Che la giornata non sarebbe stata così scontata come molti credevano Silvio Berlusconi l’aveva capito già nella tarda mattinata. Quando dal ministero dell’Interno Giuseppe Pisanu l’aveva chiamato per comunicargli il dato dell’affluenza: ben oltre l’83 per cento (alla fine sarà l’83,6), cifra molto vicina a quell’84 che, secondo i sondaggi nelle mani del premier, potrebbe dare la vittoria alla Casa delle libertà. Così, stravolgendo come spesso accade la sua agenda all’ultimo minuto, il Cavaliere decide di seguire i risultati non più da Arcore ma da Roma, anche perché a suffragare l’ipotesi di un testa a testa ci sono pure i tanto bistrattati sondaggi americani, arrivati al premier già domenica e molto ottimisti nel caso di un’alta affluenza. Così, poco dopo le 18 Berlusconi arriva a sorpresa a via del Plebiscito, scegliendo l’ingresso secondario per eludere telecamere e taccuini. La strategia del premier è chiara: silenzo assoluto finché non ci saranno i dati ufficiali perché - ripete più volte ai suoi - «degli exit poll non mi fido affatto» ed è «serio parlare soltanto con un risultato certo».

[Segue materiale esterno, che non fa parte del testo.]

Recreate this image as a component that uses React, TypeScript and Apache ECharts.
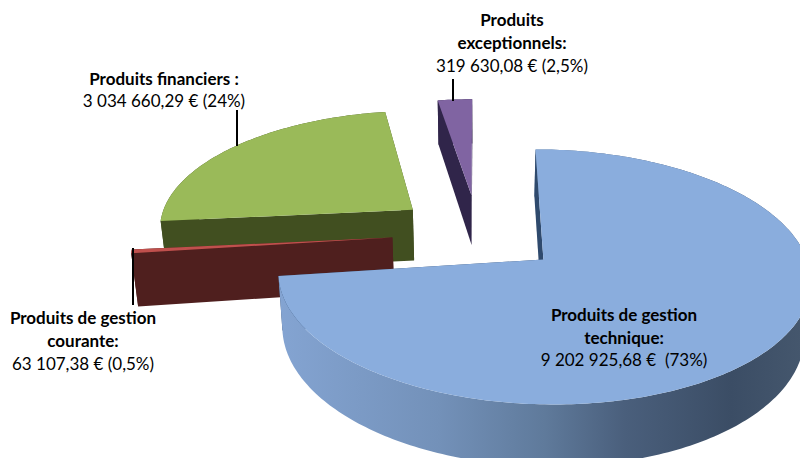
import React, { useEffect, useRef } from "react";
import * as echarts from "echarts";

// Revenue items, clockwise from twelve o'clock
const categories = ["Produits de gestion technique", "Produits de gestion courante", "Produits financiers", "Produits exceptionnels"];
const values = [9202925.68, 63107.38, 3034660.29, 319630.08];
const explosion = [0.33, 0.335, 0.33, 0.335];
const topColors = ["#8aaddd", "#c0504d", "#9aba59", "#8064a2"];
const wallColors = ["#2f4a6d", "#4f1f1e", "#414f20", "#30254a"];
const paintOrder = [3, 2, 1, 0];

const labelLines = [
  { text: "Produits", x: 512, y: 19, bold: true },
  { text: "exceptionnels:", x: 512, y: 42, bold: true },
  { text: "319 630,08 € (2,5%)", x: 512, y: 65, bold: false },
  { text: "Produits financiers :", x: 164, y: 78, bold: true },
  { text: "3 034 660,29 € (24%)", x: 164, y: 100, bold: false },
  { text: "Produits de gestion", x: 83, y: 317, bold: true },
  { text: "courante:", x: 83, y: 340, bold: true },
  { text: "63 107,38 € (0,5%)", x: 83, y: 363, bold: false },
  { text: "Produits de gestion", x: 624, y: 314, bold: true },
  { text: "technique:", x: 624, y: 337, bold: true },
  { text: "9 202 925,68 €  (73%)", x: 624, y: 359, bold: false },
];

const leaders = [
  [453, 79, 453, 101],
  [237, 110, 237, 146],
  [133, 248, 133, 305],
];

// Perspective projection of the tilted pie
const CX = 478;
const CY = 233;
const R = 256;
const RY = 118;
const TILT = 0.133;
const DEPTH = 52;
const BASE_SHRINK = 0.98;

function project(u: number, v: number, lowered: boolean): [number, number] {
  const s = 1 / (1 - TILT * v);
  let x = u * R * s;
  const y = v * RY * s + (lowered ? DEPTH * s : 0);
  if (lowered) x *= BASE_SHRINK;
  return [CX + x, CY + y];
}

const total = values.reduce((a, b) => a + b, 0);

function renderSlice(_params: any, api: any) {
  const index = api.value(0);
  const value = api.value(1);
  let before = 0;
  for (let k = 0; k < index; k++) before += values[k];
  const start = (before / total) * Math.PI * 2;
  const end = ((before + value) / total) * Math.PI * 2;
  const mid = (start + end) / 2;
  const e = explosion[index];
  const u0 = e * Math.sin(mid);
  const v0 = -e * Math.cos(mid);

  const steps = Math.max(3, Math.ceil(((end - start) * 180) / Math.PI));
  const rimTop: [number, number][] = [];
  const rimBase: [number, number][] = [];
  for (let k = 0; k <= steps; k++) {
    const a = start + ((end - start) * k) / steps;
    const u = u0 + Math.sin(a);
    const v = v0 - Math.cos(a);
    rimTop.push(project(u, v, false));
    rimBase.push(project(u, v, true));
  }
  const apexTop = project(u0, v0, false);
  const apexBase = project(u0, v0, true);

  const wall = wallColors[index];
  const rimFill =
    index === 0
      ? new echarts.graphic.LinearGradient(0, 0, 1, 0, [
          { offset: 0, color: "#84a4d2" },
          { offset: 0.3, color: "#7391b9" },
          { offset: 0.5, color: "#5f7a9b" },
          { offset: 0.65, color: "#4a5f7c" },
          { offset: 0.85, color: "#3b4d65" },
          { offset: 1, color: "#46586e" },
        ])
      : wall;

  const poly = (points: [number, number][], fill: any) => ({
    type: "polygon",
    shape: { points },
    style: { fill, stroke: null },
    silent: true,
  });

  // The closing cut face sits behind the curved wall, the opening one in front of it
  return {
    type: "group",
    children: [
      poly([apexTop, rimTop[steps], rimBase[steps], apexBase], wall),
      poly([...rimTop, ...[...rimBase].reverse()], rimFill),
      poly([apexTop, rimTop[0], rimBase[0], apexBase], wall),
      poly([apexTop, ...rimTop], topColors[index]),
    ],
  };
}

export default function App() {
  const ref = useRef<HTMLDivElement>(null);

  useEffect(() => {
    const chart = echarts.init(ref.current!, null, { renderer: "svg" });
    chart.setOption({
      animation: false,
      backgroundColor: "#ffffff",
      series: [
        {
          type: "custom",
          coordinateSystem: "none",
          name: "Produits",
          data: paintOrder.map((i) => ({ name: categories[i], value: [i, values[i]] })),
          renderItem: renderSlice,
          silent: true,
          z: 1,
        },
      ],
      graphic: [
        ...leaders.map(([x1, y1, x2, y2]) => ({
          type: "line",
          shape: { x1, y1, x2, y2 },
          style: { stroke: "#000000", lineWidth: 2 },
          z: 5,
          silent: true,
        })),
        ...labelLines.map((l) => ({
          type: "text",
          x: l.x,
          y: l.y,
          z: 6,
          silent: true,
          style: {
            text: l.text,
            x: 0,
            y: 0,
            align: "center",
            verticalAlign: "middle",
            fontFamily: "Lato",
            fontSize: 17,
            fontWeight: l.bold ? "bold" : "normal",
            fill: "#000000",
          },
        })),
      ],
    });
    return () => chart.dispose();
  }, []);

  return <div ref={ref} style={{ position: "absolute", left: 0, top: 0, width: 800, height: 458 }} />;
}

Il pomeriggio della grande sfida, dunque, Berlusconi lo passa nella sua residenza romana, circondato dai collaboratori più stretti (Paolo Bonaiuti, Valentino Valentini e la sempre presente Marinella) e da un cauto ottimismo. «Ho fatto il possibile, ora dobbiamo avere la pazienza di aspettare i dati reali», ripete più volte il premier. Che non perde occasione per sottolineare come i primi exit poll dessero una forbice di addirittura sei punti che pian piano si è andata a ridurre allo 0,8 con l’arrivo delle prime proiezioni. «L’avevo detto, questi sondaggisti - dice con una certa soddisfazione - dovrebbero cambiare lavoro». La parola d’ordine, però, è «cautela». Almeno fino al tardo pomeriggio, quando le proiezioni sul Senato danno 151 seggi alla Casa delle libertà e 158 all’Unione. Con un dettaglio: un distacco del solo 0,6 per cento in Campania che, se fosse ribaltato, in virtù della nuova legge elettorale, sposterebbe anche gli equilibri di Palazzo Madama dando la vittoria al centrodestra. Così, Berlusconi si attacca al telefono e inizia letteralmente a bersagliare di chiamate i dirigenti locali di Forza Italia. Il telefonino di Nicola Cosentino, coordinatore regionale della Campania, non smette un attimo di squillare: prima Sandro Bondi, poi Elio Vito, Fabrizio Cicchitto, Mario Valducci e pure Giulio Tremonti. Tutti a chiedere lumi sullo sprint che può decidere le sorti di Palazzo Madama. Una tirata al fotofinish che va avanti fino a notte, con l’Unione che resta in vantaggio di qualche decimale. Ma con il Lazio, con il centrodestra in vantaggio, che riapre la partita.
Passano le ore e la rimonta della Casa delle libertà prende sempre più corpo, con lo spettro di due maggioranze diverse alla Camera e al Senato (anche perché a Palazzo Grazioli sono convinti di portare a casa ben quattro dei sei seggi dell’estero). Ipotesi che però non convince Berlusconi. «Nel caso di pareggio - dice ai suoi - sarebbe bene tornare di nuovo alle urne». Poco prima di mezzanotte, a Palazzo Grazioli arriva il sottosegretario alla presidenza del Consiglio Gianni Letta. Seguono a stretto giro il presidente del Senato Marcello Pera, Pisanu, il leader di An Gianfranco Fini e il segretario dell’Udc Lorenzo Cesa. Umberto Bossi, da via Bellerio, segue l’evolversi della situazione in costante contatto telefonico con il premier.

Insomma, a notte fonda a via del Plebiscito va in scena un vero e proprio vertice di maggioranza nel quale si affronta tra le ipotesi sul tappeto anche quella di una vittoria della Casa delle libertà sia al Senato che alla Camera (dove le proiezioni davano inizialmente il centrodestra in vantaggio). Poi i festeggiamenti in piazza Santi Apostoli e dura presa di posizione della Casa delle libertà.